BBC television screened a major documentary in Britain on Wednesday night, "South Africa: The massacre that changed a nation", with a quite exceptional political reach across more than 50 years: from the massacre at Sharpeville in 1960 to the massacre at Marikana last year.
That grim framework from one massacre by armed police to another - from the apartheid state under the rule of the National Party to present-day South Africa, after nearly 20 years of ANC government - from black-and-white to colour, in documentary footage - received a thread of continuity from its presenter, a former British cabinet minister whose parents had been banned activists of the long defunct Liberal Party of South Africa in Pretoria, where he grew up.
Peter Hain - chairman in 1969 and 1970 of the Stop the Tour campaign in Britain against cricket and rugby matches played against teams from apartheid South Africa, and today a veteran Labour Party MP, with a constituency in a former mining area in Wales - travelled across South Africa's social, racial and geographical spectrum. He interviewed high and low, from President Jacob Zuma in green official gardens to the mother of a slain Marikana miner, destitute on a hilltop in the Eastern Cape.

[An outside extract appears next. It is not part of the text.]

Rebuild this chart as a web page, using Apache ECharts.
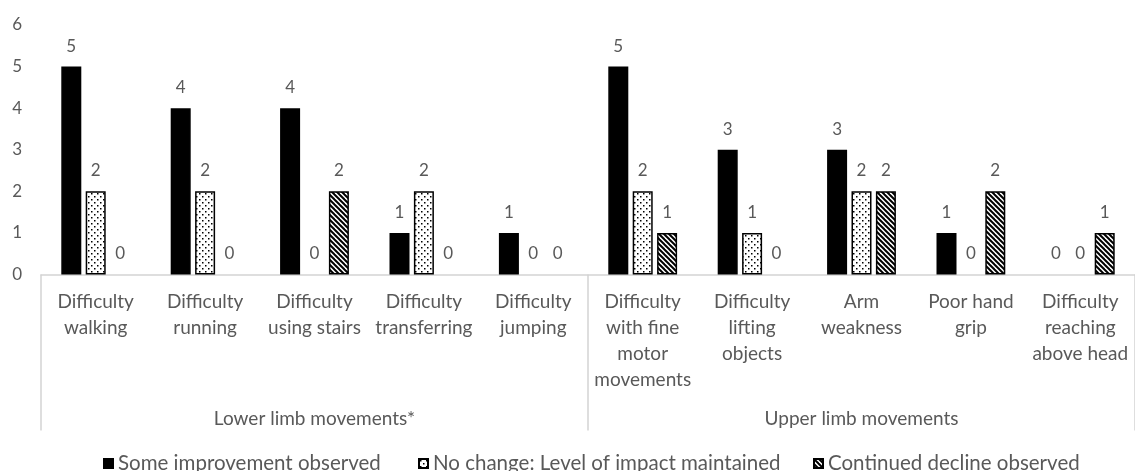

Deputy Chief Justice Dikgang Moseneke affectionately recalled bars of chocolate which Hain's mother, Adelaine, had brought him every day while he was a youngster awaiting trial, before serving his ten-year term on Robben Island - the site of another interview, with Nelson Mandela's Rivonia Trial co-accused, Ahmed Kathrada.
A survivor of the shootings at Marikana on 16 August last year was counterposed with a senior executive of Lonmin, and both counterposed with Julius Malema giving forth about poverty and nationalisation on his own luxurious green lawn.
"My husband was killed by the ANC", said the widow of a Marikana miner.